The World Is Flat: A Brief History of the Twenty-first Century is a best-selling book by Thomas L. Friedman analyzing the progress of globalization with an emphasis on the early 21st century. It was first released in 2005 and was later released as an "updated and expanded" edition in 2006.
Overview
Friedman suggests that the world is "flat" in the sense that the competitive playing fields between industrial and emerging market countries are leveling. Friedman recounts many examples in which companies in India and China are becoming part of large global complex supply chains that extend across oceans through a process called offshoring, providing everything from service representatives and X-ray interpretation to component manufacturing. He recalls seeing such major American companies as Dell, AOL, and Microsoft using Eastern teleoperators who are paid much less than their counterparts in the West. He describes how these changes were made possible through intersecting technologies, particularly the Internet, fiber-optics, and the PC.
Friedman lists ten "flatteners" that have leveled the global playing field:
* #1: Collapse of Berlin Wall-11/9: Friedman attributes the collapse of the Berlin Wall as the starting point for leveling the global playing field. The event not only symbolized the end of the Cold war, it allowed people from other side of the wall to join the economic mainstream. (11/09/1989)
* #2: Netscape: Netscape and the Web broadened the audience for the Internet from its roots as a communications medium used primarily by scientists (8/9/1995)
* #3: Workflow software: The ability of machines to talk to other machines with no humans involved. Friedman believes these first three forces have become a “crude foundation of a whole new global platform for collaboration.”
* #4: Open sourcing: Communities uploading and collaborating on online projects. Examples include open source software, blogs, and Wikipedia. Friedman considers the phenomenon "the most disruptive force of all".
* #5: Outsourcing: Friedman argues that outsourcing has allowed companies to split service and manufacturing activities into components, with each component performed in most efficient, cost-effective way.
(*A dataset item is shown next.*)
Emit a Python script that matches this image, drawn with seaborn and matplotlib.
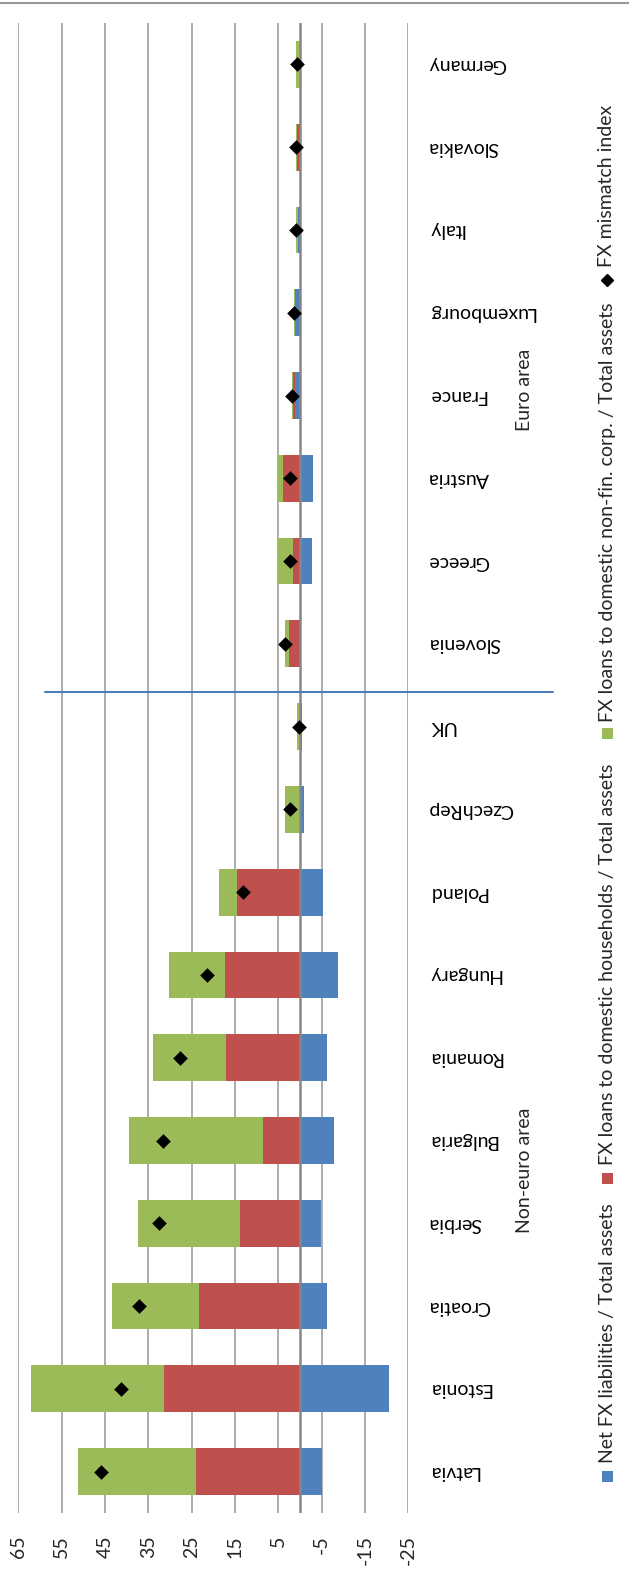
import matplotlib
matplotlib.use("Agg")
import numpy as np
import pandas as pd
import matplotlib.pyplot as plt
import seaborn as sns
from matplotlib.lines import Line2D
from matplotlib.patches import Rectangle

# ---- data (% of total assets) ----
countries = ["Latvia", "Estonia", "Croatia", "Serbia", "Bulgaria", "Romania",
             "Hungary", "Poland", "CzechRep", "UK", "Slovenia", "Greece",
             "Austria", "France", "Luxembourg", "Italy", "Slovakia", "Germany"]
net_fx_liab = [-5.1, -20.6, -6.3, -4.9, -7.8, -6.2, -8.8, -5.4, -0.9, -0.4,
               0.15, -2.7, -2.9, 1.1, 1.1, 0.4, 0.0, -0.15]
hh_loans = [24.0, 31.4, 23.3, 13.8, 8.6, 17.1, 17.2, 14.6, 0.1, 0.05,
            2.3, 1.5, 3.9, 0.4, 0.0, 0.05, 0.8, 0.0]
corp_loans = [27.3, 30.6, 20.1, 23.6, 30.8, 16.7, 13.0, 4.2, 3.3, 0.6,
              0.9, 3.6, 1.15, 0.35, 0.25, 0.4, 0.05, 0.85]
mismatch_index = [46.0, 41.4, 37.1, 32.5, 31.5, 27.7, 21.4, 13.2, 2.4, 0.3,
                  3.5, 2.4, 2.3, 1.9, 1.4, 0.9, 0.85, 0.7]
value_ticks = [65, 55, 45, 35, 25, 15, 5, -5, -15, -25]

legend_labels = ["Net FX liabilities / Total assets",
                 "FX loans to domestic households / Total assets",
                 "FX loans to domestic non-fin. corp. / Total assets",
                 "FX mismatch index"]
group_labels = ["Non-euro area", "Euro area"]

BLUE, RED, GREEN = "#4f81bd", "#c0504d", "#9bbb59"

sns.set_style("white")
plt.rcParams["font.family"] = ["Lato", "DejaVu Sans"]
FS = 14

W, H = 629, 1579
fig = plt.figure(figsize=(W / 100, H / 100), dpi=100)


def fx(px):
    return px / W


def fy(py):
    return 1 - py / H


ax = fig.add_axes([fx(18.3), fy(1513), 390 / W, (1513 - 23) / H])

n = len(countries)
pos = np.arange(n)

# stacked bars: positives stack upward from zero, negatives separately
pos_base = np.zeros(n)
neg_base = np.zeros(n)
for vals, col in [(net_fx_liab, BLUE), (hh_loans, RED), (corp_loans, GREEN)]:
    v = np.asarray(vals, dtype=float)
    left = np.where(v >= 0, pos_base, neg_base)
    ax.barh(pos, v, left=left, height=0.565, color=col, linewidth=0, zorder=2)
    pos_base += np.where(v >= 0, v, 0)
    neg_base += np.where(v < 0, v, 0)

df = pd.DataFrame({"idx": mismatch_index, "pos": pos})
sns.scatterplot(data=df, x="idx", y="pos", marker="D", s=56, color="black",
                edgecolor="black", linewidth=0, zorder=5, ax=ax, legend=False)

# gridlines and zero axis
for v in value_ticks:
    ax.axvline(v, color="#a6a6a6", lw=1.3, zorder=1)
ax.axvline(0, color="#868686", lw=1.8, zorder=3)

ax.set_xlim(65, -25)
ax.set_ylim(-0.5, n - 0.5)
ax.set_xticks(value_ticks)
ax.set_xticklabels([str(t) for t in value_ticks])
ax.set_yticks([])
ax.set_xlabel("")
ax.set_ylabel("")
ax.tick_params(axis="x", length=0, pad=16, labelsize=FS, labelrotation=90)
for s in ax.spines.values():
    s.set_visible(False)

# category labels
for i, c in enumerate(countries):
    ax.text(1.0505, i, c, transform=ax.get_yaxis_transform(), rotation=180,
            ha="left", va="center", fontsize=FS, color="black")

# group labels and separator
fig.text(fx(525), fy(1170), group_labels[0], rotation=90, ha="center",
         va="center", fontsize=FS)
fig.text(fx(525), fy(390), group_labels[1], rotation=90, ha="center",
         va="center", fontsize=FS)
fig.add_artist(Line2D([fx(45), fx(553)], [fy(692), fy(692)],
                      color="#4a7ebb", lw=1.5))

# top border
fig.add_artist(Line2D([0, 1], [fy(3), fy(3)], color="#9a9a9a", lw=1.5))

# legend
sq = 11
for col, yc in [(BLUE, 1476), (RED, 1178), (GREEN, 733)]:
    fig.add_artist(Rectangle((fx(607 - sq / 2), fy(yc + sq / 2)), sq / W, sq / H,
                             transform=fig.transFigure, color=col, lw=0))
fig.add_artist(Line2D([fx(607)], [fy(280)], marker="D", ms=6.5,
                      color="black", lw=0))
for lab, ys in zip(legend_labels, [1463, 1165, 722, 267]):
    fig.text(fx(607), fy(ys), lab, rotation=90, ha="center", va="bottom",
             fontsize=FS)

fig.savefig("out.png", dpi=100)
* #6: Offshoring: Offshoring, the manufacturing equivalent of outsourcing.
* #7: Supply chaining: Friedman compares the modern retail supply chain to a river, and points to Wal-Mart as the best example of a company using technology to streamline item sales, distribution, and shipping.
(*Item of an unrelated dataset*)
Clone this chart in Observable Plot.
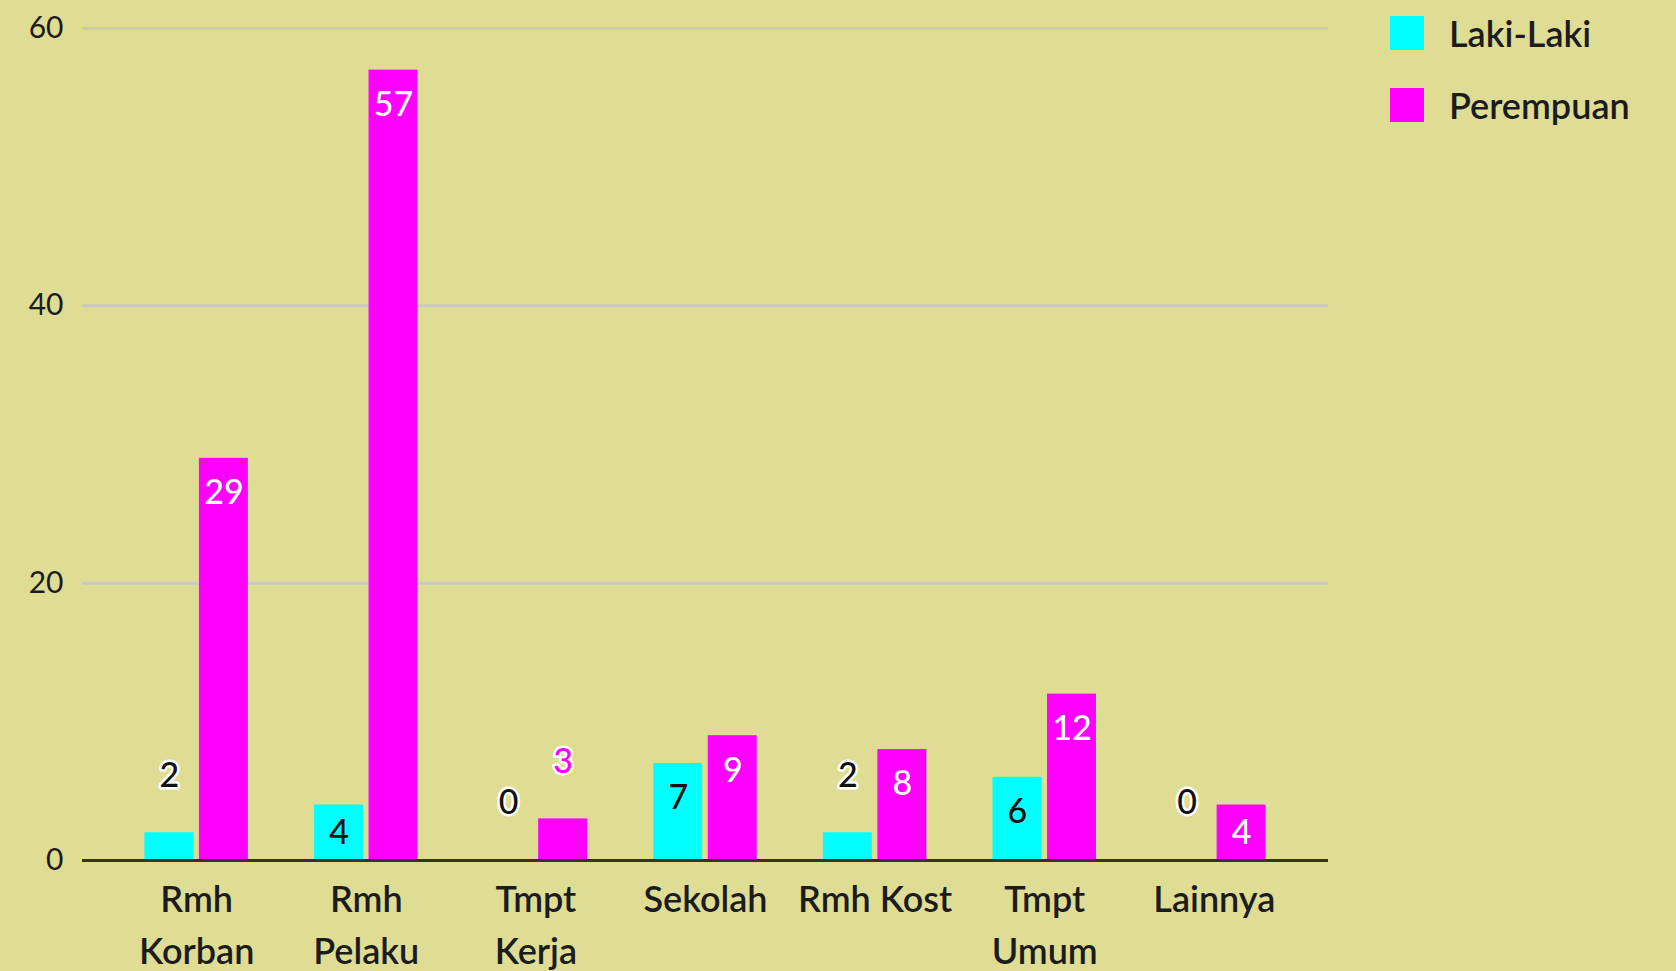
<!DOCTYPE html>
<html>
<head>
<meta charset="utf-8">
<script src="https://cdn.jsdelivr.net/npm/d3@7"></script>
<script src="https://cdn.jsdelivr.net/npm/@observablehq/plot@0.6"></script>
<style>
  html, body { margin: 0; padding: 0; background: #dfdc94; }
  #wrap { position: relative; width: 1676px; height: 971px; overflow: hidden; }
  #legend { position: absolute; left: 1390px; top: 16px; font-family: Lato, "Liberation Sans", sans-serif; font-weight: 600; font-size: 36px; color: #1c1c1c; }
  .item { display: flex; align-items: center; height: 34px; margin-bottom: 38px; }
  .sw { width: 34px; height: 34px; margin-right: 25px; }
</style>
</head>
<body>
<div id="wrap">
  <div id="chart"></div>
  <div id="legend"></div>
</div>
<script>
const categories = ["Rmh Korban", "Rmh Pelaku", "Tmpt Kerja", "Sekolah", "Rmh Kost", "Tmpt Umum", "Lainnya"];
const tickLabels = ["Rmh\nKorban", "Rmh\nPelaku", "Tmpt\nKerja", "Sekolah", "Rmh Kost", "Tmpt\nUmum", "Lainnya"];
const series = ["Laki-Laki", "Perempuan"];
const lakiLaki = [2, 4, 0, 7, 2, 6, 0];
const perempuan = [29, 57, 3, 9, 8, 12, 4];
const yTicks = [0, 20, 40, 60];
const colors = ["#00ffff", "#ff00ff"];

const rows = [];
categories.forEach((c, i) => {
  rows.push({category: c, series: series[0], value: lakiLaki[i]});
  rows.push({category: c, series: series[1], value: perempuan[i]});
});
rows.forEach(d => {
  d.pos = d.value <= 3 ? "above" : d.value < 5 ? "middle" : "inside";
});

const L = rows.filter(d => d.series === series[0]);
const P = rows.filter(d => d.series === series[1]);
const inset = 54.5;
const off = 27.25;
const labelFont = {fontFamily: "Lato, Liberation Sans, sans-serif", fontSize: 34, fontWeight: 500};

function labels(data, dx, insideFill, outsideFill) {
  return [
    Plot.text(data.filter(d => d.pos === "inside"), {x: "category", y: "value", text: d => String(d.value), dx, dy: 35, fill: insideFill, ...labelFont}),
    Plot.text(data.filter(d => d.pos === "middle"), {x: "category", y: d => d.value / 2, text: d => String(d.value), dx, fill: insideFill, ...labelFont}),
    Plot.text(data.filter(d => d.pos === "above"), {x: "category", y: "value", text: d => String(d.value), dx, dy: -57, fill: outsideFill, stroke: "white", strokeWidth: 5, ...labelFont})
  ];
}

const chart = Plot.plot({
  width: 1676,
  height: 971,
  marginLeft: 82,
  marginRight: 348,
  marginTop: 28,
  marginBottom: 111,
  style: {background: "#dfdc94", color: "#1c1c1c"},
  x: {domain: categories, paddingInner: 0.39, paddingOuter: 0.368, round: false, axis: null, label: null},
  y: {domain: [0, 60], axis: null, label: null},
  marks: [
    Plot.ruleY(yTicks.filter(t => t > 0), {stroke: "#c8c8c8", strokeWidth: 3}),
    Plot.barY(L, {x: "category", y: "value", fill: colors[0], insetRight: inset}),
    Plot.barY(P, {x: "category", y: "value", fill: colors[1], insetLeft: inset}),
    Plot.ruleY([0], {stroke: "#333333", strokeWidth: 3}),
    ...labels(L, -off, "#111111", "#111111"),
    ...labels(P, off, "white", colors[1]),
    Plot.axisY({ticks: yTicks, label: null, tickSize: 0, tickPadding: 19, fontSize: 30, fontFamily: "Lato, Liberation Sans, sans-serif", fill: "#1c1c1c"}),
    Plot.axisX({label: null, tickSize: 0, tickPadding: 14, tickFormat: d => tickLabels[categories.indexOf(d)], fontSize: 36, fontWeight: 600, lineHeight: 1.46, fontFamily: "Lato, Liberation Sans, sans-serif", fill: "#1c1c1c"})
  ]
});
document.getElementById("chart").appendChild(chart);

const legend = document.getElementById("legend");
series.forEach((s, i) => {
  const item = document.createElement("div");
  item.className = "item";
  const sw = document.createElement("div");
  sw.className = "sw";
  sw.style.background = colors[i];
  const t = document.createElement("span");
  t.textContent = s;
  item.appendChild(sw);
  item.appendChild(t);
  legend.appendChild(item);
});
</script>
</body>
</html>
* #8: Insourcing: Friedman uses UPS as a prime example for insourcing, in which the company's employees perform services--beyond shipping--on behalf of another company. For example, UPS itself repairs Toshiba computers on behalf of Toshiba. The work is done at the UPS hub, by UPS employees.
* #9: In-forming: Google and other search engines are the prime example. "Never before in the history of the planet have so many people-on their own-had the ability to find so much information about so many things and about so many other people", writes Friedman.
* #10: "The Steroids": Personal digital equipment like mobile phones, iPods, personal digital assistants, instant messaging, and voice over IP or VOIP
In addition to Friedman's ten flatteners he also offered the concept of the triple convergence which created a new, flatter, global playing field.
* CONVERGENCE I: Up until the year 2000 the ten flatteners were semi-independent from one another. However around the year 2000, all of the flatteners converged with one another. This convergence could be compared to complementary goods, in that each flattener enhanced all of the other flatteners; the more one flattener developed, the more the global playing field was leveled.
* CONVERGENCE II: After the emergence of the ten flatteners, a new platform had to be built in order to do business. Businesses had to begin collaborating horizontally as opposed to vertically (top down method of collaboration where innovation comes from the top). Horizontalization meant that companies and people had to start collaborating with other departments or companies in order to add value creation or innovation. However, the convergence occurred when horizontalization and the ten flatteners began to reinforce each other. In other words when people began to reorient themselves and their businesses to new technologies the world flattened a little more.
* CONVERGENCE III: After the fall of the Berlin Wall, countries such as: China, India, Russia, Eastern Europe, Latin America, and Central Asia that followed a Soviet economic plan began to open up their economies to the world. When these new players converged with the rest of the global playing field, they added new brain power to that field. Therefore, the convergence enhanced horizontal collaboration across the globe. In turn, this convergence was the most important force in shaping politics and economics in the early twenty-first century.
John Purser
08-09-2007, 08:21 AM
Yep. Flat world. All digital. Little upheaval to begin with, then smooth sailing.
Friedman might want to mention that he married SERIOUS money so yes, he's going to have smooth sailing over these "little upheavals". And despite all his rosy predictions it's still a race to the bottom.
You can do a lot with your IPOD, but you can't make steel girders with it or sew cheap clothes.
Still, Friedman's one hell of a salesman.
VICIII
08-09-2007, 09:06 AM
yeah the book can't be perfect for everyone but I think I will like the info that it produces.
I believe that if you do not take in account that some "World Econcomy" will happen with different countries being strong at different catogories. Low cost labor countries will produce, High tech countries will come up with high tech stuff for the world, and if you don't find out what your good at you will get left behind. I guess you should look at what we as a country can beat the rest of the world at and do it.